● **STATED GOAL**: Locate all lines with the word "matplotlib". Copy them.

= = = =

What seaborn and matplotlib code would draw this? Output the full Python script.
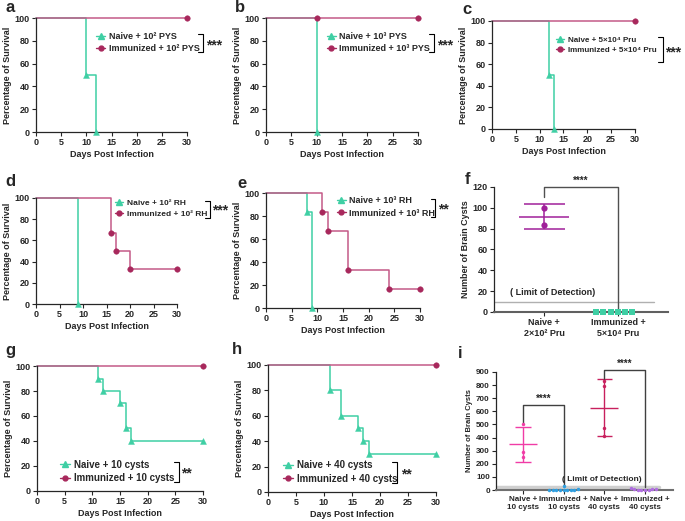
import numpy as np
import pandas as pd
import matplotlib
matplotlib.use('Agg')
import matplotlib.pyplot as plt
from matplotlib.lines import Line2D
import seaborn as sns

# ---- survival data: day of event, % survival (first point = start) ----
a_naive_day = [0, 10, 12]
a_naive_surv = [100, 50, 0]
a_imm_day = [0, 30]
a_imm_surv = [100, 100]

b_naive_day = [0, 10]
b_naive_surv = [100, 0]
b_imm_day = [0, 10, 30]
b_imm_surv = [100, 100, 100]

c_naive_day = [0, 12, 13]
c_naive_surv = [100, 50, 0]
c_imm_day = [0, 30]
c_imm_surv = [100, 100]

d_naive_day = [0, 9]
d_naive_surv = [100, 0]
d_imm_day = [0, 16, 17, 20, 30]
d_imm_surv = [100, 66.7, 50, 33.3, 33.3]

e_naive_day = [0, 8, 9]
e_naive_surv = [100, 83.3, 0]
e_imm_day = [0, 11, 12, 16, 24, 30]
e_imm_surv = [100, 83.3, 66.7, 33.3, 16.7, 16.7]

g_naive_day = [0, 11, 12, 15, 16, 17, 30]
g_naive_surv = [100, 90, 80, 70, 50, 40, 40]
g_imm_day = [0, 30]
g_imm_surv = [100, 100]

h_naive_day = [0, 11, 13, 16, 17, 18, 30]
h_naive_surv = [100, 80, 60, 50, 40, 30, 30]
h_imm_day = [0, 30]
h_imm_surv = [100, 100]

a_labels = ['Naive + 10² PYS', 'Immunized + 10² PYS']
b_labels = ['Naive + 10³ PYS', 'Immunized + 10³ PYS']
c_labels = ['Naive + 5×10⁴ Pru', 'Immunized + 5×10⁴ Pru']
d_labels = ['Naive + 10² RH', 'Immunized + 10² RH']
e_labels = ['Naive + 10³ RH', 'Immunized + 10³ RH']
g_labels = ['Naive + 10 cysts', 'Immunized + 10 cysts']
h_labels = ['Naive + 40 cysts', 'Immunized + 40 cysts']

# ---- brain cyst counts ----
f_groups = ['Naive +\n2×10² Pru', 'Immunized +\n5×10⁴ Pru']
f_naive = [100, 83.3]
f_imm = [0, 0, 0, 0, 0, 0]
f_lod = 10

i_groups = ['Naive +\n10 cysts', 'Immunized +\n10 cysts',
            'Naive +\n40 cysts', 'Immunized +\n40 cysts']
i_naive10 = [501, 293, 254]
i_imm10 = [0, 0, 0, 0, 0, 0, 0, 0, 8, 28]
i_naive40 = [832, 794, 474, 412]
i_imm40 = [0, 0, 0, 0, 5, 8, 10, 12]
i_lod = 20

NAIVE = '#3fcfa4'
IMM_LINE = '#c45a88'
IMM = '#a8285c'

sns.set_style('ticks')
plt.rcParams['font.family'] = ['Liberation Sans', 'DejaVu Sans']
plt.rcParams['font.weight'] = 'bold'
plt.rcParams['axes.labelweight'] = 'bold'
plt.rcParams['axes.linewidth'] = 0.9


def style_axis(ax, fs=6.5):
    sns.despine(ax=ax)
    ax.tick_params(direction='out', length=3, width=0.8, labelsize=fs, pad=1.5)
    for lab in ax.get_xticklabels() + ax.get_yticklabels():
        lab.set_fontweight('bold')


def survival_panel(ax, nd, ns, idy, isv, labels, leg_xy, leg_fs, br_x, br_y, star_txt, star_xy):
    sns.lineplot(x=nd, y=ns, ax=ax, color=NAIVE, lw=1.1, drawstyle='steps-post',
                 estimator=None, sort=False, clip_on=False)
    sns.scatterplot(x=nd[1:], y=ns[1:], ax=ax, marker='^', color=NAIVE, s=18,
                    edgecolor=NAIVE, clip_on=False, zorder=5)
    sns.lineplot(x=idy, y=isv, ax=ax, color=IMM_LINE, lw=1.1, drawstyle='steps-post',
                 estimator=None, sort=False, clip_on=False)
    sns.scatterplot(x=idy[1:], y=isv[1:], ax=ax, marker='o', color=IMM, s=16,
                    edgecolor=IMM, clip_on=False, zorder=5)
    ax.set_xlim(0, 30)
    ax.set_ylim(0, 100)
    ax.set_xticks(range(0, 31, 5))
    ax.set_yticks(range(0, 101, 20))
    ax.set_xlabel('Days Post Infection', fontsize=6.5, labelpad=2)
    ax.set_ylabel('Percentage of Survival', fontsize=6.5, labelpad=2)
    style_axis(ax)
    handles = [Line2D([], [], color=NAIVE, marker='^', lw=1, ms=4),
               Line2D([], [], color=IMM, marker='o', lw=1, ms=3.5)]
    ax.legend(handles, labels, loc='upper left', bbox_to_anchor=leg_xy, frameon=False,
              fontsize=leg_fs, handlelength=1.0, handletextpad=0.4, borderpad=0,
              borderaxespad=0, labelspacing=0.35)
    x0, x1 = br_x
    y0, y1 = br_y
    ax.plot([x0, x1, x1, x0], [y0, y0, y1, y1], transform=ax.transAxes,
            clip_on=False, color='black', lw=0.8)
    ax.text(star_xy[0], star_xy[1], star_txt, transform=ax.transAxes, fontsize=10,
            va='center', ha='left')


def cyst_points(ax, groups, vals, idx, color, marker, size):
    df = pd.DataFrame({'group': [groups[idx]] * len(vals), 'cysts': vals})
    sns.swarmplot(data=df, x='group', y='cysts', order=groups, color=color,
                  marker=marker, size=size, ax=ax, clip_on=False, zorder=5, linewidth=0)


def mean_sd(ax, vals, idx, color, mw, cw, lw=1.1):
    m = np.mean(vals)
    sd = np.std(vals, ddof=1)
    ax.hlines(m, idx - mw, idx + mw, color=color, lw=lw)
    ax.vlines(idx, m - sd, m + sd, color=color, lw=lw)
    ax.hlines([m - sd, m + sd], idx - cw, idx + cw, color=color, lw=lw)


fig = plt.figure(figsize=(6.85, 5.21), dpi=100)
fig.patch.set_facecolor('white')

ax_a = fig.add_axes([0.0526, 0.7466, 0.2204, 0.2188])
ax_b = fig.add_axes([0.3883, 0.7466, 0.2219, 0.2188])
ax_c = fig.add_axes([0.7182, 0.7524, 0.2088, 0.2073])
ax_d = fig.add_axes([0.0526, 0.4165, 0.2058, 0.2035])
ax_e = fig.add_axes([0.3883, 0.4088, 0.2248, 0.2207])
ax_f = fig.add_axes([0.7212, 0.4012, 0.2540, 0.2399])
ax_g = fig.add_axes([0.0540, 0.0576, 0.2423, 0.2399])
ax_h = fig.add_axes([0.3912, 0.0557, 0.2453, 0.2438])
ax_i = fig.add_axes([0.7241, 0.0595, 0.2584, 0.2265])

survival_panel(ax_a, a_naive_day, a_naive_surv, a_imm_day, a_imm_surv, a_labels,
               (0.40, 0.88), 6.5, (1.07, 1.105), (0.86, 0.70), '***', (1.125, 0.76))
survival_panel(ax_b, b_naive_day, b_naive_surv, b_imm_day, b_imm_surv, b_labels,
               (0.40, 0.88), 6.5, (1.07, 1.105), (0.86, 0.70), '***', (1.125, 0.76))
survival_panel(ax_c, c_naive_day, c_naive_surv, c_imm_day, c_imm_surv, c_labels,
               (0.45, 0.86), 5.8, (1.16, 1.195), (0.85, 0.62), '***', (1.21, 0.71))
survival_panel(ax_d, d_naive_day, d_naive_surv, d_imm_day, d_imm_surv, d_labels,
               (0.56, 0.99), 6.0, (1.20, 1.234), (0.97, 0.81), '***', (1.25, 0.88))
survival_panel(ax_e, e_naive_day, e_naive_surv, e_imm_day, e_imm_surv, e_labels,
               (0.46, 0.97), 6.5, (1.07, 1.10), (0.95, 0.79), '**', (1.12, 0.86))
survival_panel(ax_g, g_naive_day, g_naive_surv, g_imm_day, g_imm_surv, g_labels,
               (0.14, 0.25), 7.0, (0.825, 0.855), (0.23, 0.07), '**', (0.87, 0.14))
survival_panel(ax_h, h_naive_day, h_naive_surv, h_imm_day, h_imm_surv, h_labels,
               (0.09, 0.25), 7.0, (0.74, 0.77), (0.236, 0.07), '**', (0.79, 0.14))

# ---- panel f ----
cyst_points(ax_f, f_groups, f_naive, 0, '#a0209a', 'o', 4.5)
cyst_points(ax_f, f_groups, f_imm, 1, '#3fcfa4', 's', 5)
mean_sd(ax_f, f_naive, 0, '#a0209a', 0.34, 0.28)
ax_f.axhline(f_lod, xmin=0, xmax=(1.49 + 0.68) / 2.36, color='#b0b0b0', lw=1)
ax_f.text(-0.46, f_lod + 4, '( Limit of Detection)', fontsize=6.5, va='bottom', ha='left')
ax_f.plot([0, 0, 1, 1], [110, 120, 120, 0], color='#505050', lw=1, clip_on=False)
ax_f.text(0.5, 121, '****', fontsize=7, ha='center', va='bottom')
ax_f.set_xlim(-0.68, 1.68)
ax_f.set_ylim(0, 120)
ax_f.set_yticks(range(0, 121, 20))
ax_f.set_xticks([0, 1])
ax_f.set_xticklabels(f_groups)
ax_f.set_xlabel('')
ax_f.set_ylabel('Number of Brain Cysts', fontsize=6.5, labelpad=2)
style_axis(ax_f)
ax_f.spines['bottom'].set_color('#606060')
ax_f.spines['bottom'].set_linewidth(1.5)

# ---- panel i ----
cyst_points(ax_i, i_groups, i_naive10, 0, '#f03ca6', 'o', 2.5)
cyst_points(ax_i, i_groups, i_imm10, 1, '#2f9fe0', 'o', 2.5)
cyst_points(ax_i, i_groups, i_naive40, 2, '#c8205e', 'o', 2.5)
cyst_points(ax_i, i_groups, i_imm40, 3, '#b06ee0', 'o', 2.5)
mean_sd(ax_i, i_naive10, 0, '#f03ca6', 0.35, 0.19, lw=1)
mean_sd(ax_i, i_naive40, 2, '#c8205e', 0.35, 0.19, lw=1)
ax_i.axhline(i_lod, xmin=0, xmax=(3.34 + 0.66) / 4.35, color='#cfcfcf', lw=2.5, zorder=1)
ax_i.text(1.95, i_lod + 30, '( Limit of Detection)', fontsize=6, va='bottom', ha='center')
ax_i.plot([0, 0, 1, 1], [510, 645, 645, 25], color='#404040', lw=1, clip_on=False)
ax_i.text(0.5, 655, '****', fontsize=7, ha='center', va='bottom')
ax_i.plot([2, 2, 3, 3], [850, 913, 913, 25], color='#404040', lw=1, clip_on=False)
ax_i.text(2.5, 925, '****', fontsize=7, ha='center', va='bottom')
ax_i.set_xlim(-0.66, 3.69)
ax_i.set_ylim(0, 900)
ax_i.set_yticks(range(0, 901, 100))
ax_i.set_xticks([0, 1, 2, 3])
ax_i.set_xticklabels(i_groups)
ax_i.set_xlabel('')
ax_i.set_ylabel('Number of Brain Cysts', fontsize=5.5, labelpad=2)
style_axis(ax_i, fs=5.8)
ax_i.spines['bottom'].set_color('#707070')
ax_i.spines['bottom'].set_linewidth(1.5)

# panel letters
for letter, px, py in [('a', 5, 8), ('b', 235, 8), ('c', 462, 9), ('d', 5, 182),
                       ('e', 237, 183), ('f', 465, 180), ('g', 5, 351),
                       ('h', 232, 349), ('i', 458, 353)]:
    fig.text(px / 685, 1 - py / 521, letter, fontsize=12, fontweight='bold',
             va='center', ha='left')

fig.savefig('out.png', dpi=100)
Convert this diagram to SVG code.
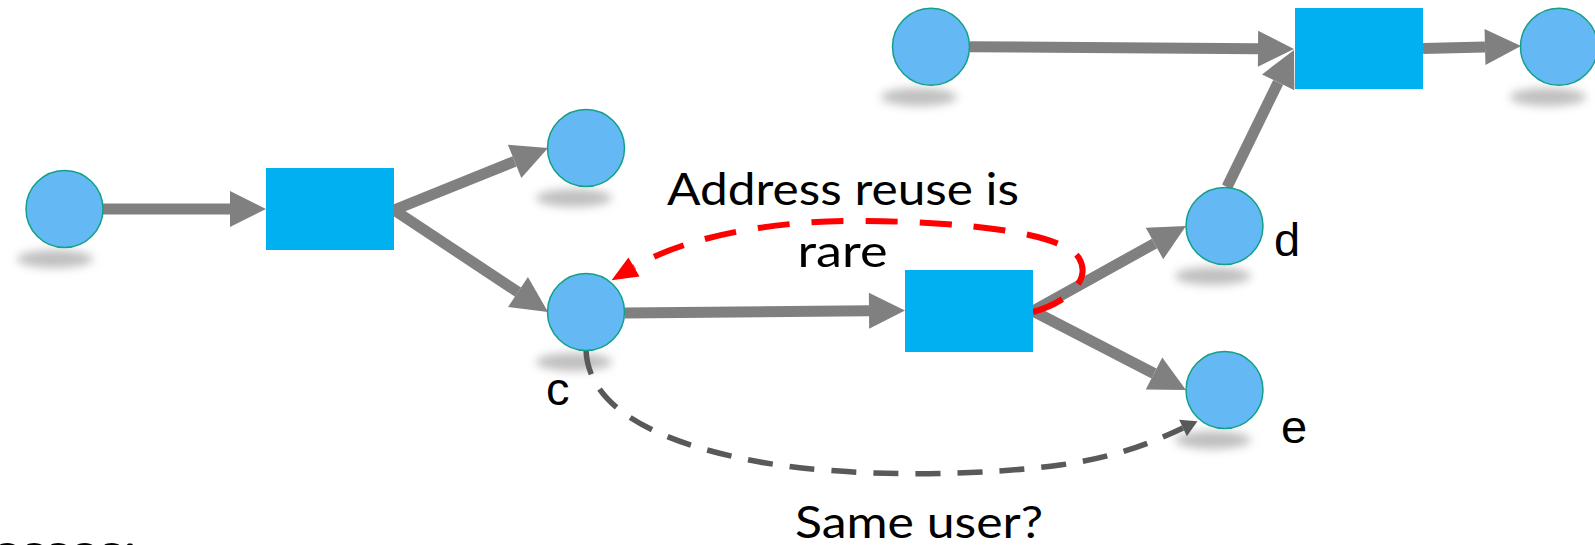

= = = =

● **EXERCISE ANSWER**:
What seaborn and matplotlib code would draw this? Output the full Python script.
import matplotlib
matplotlib.use('Agg')
import matplotlib.pyplot as plt
from matplotlib.lines import Line2D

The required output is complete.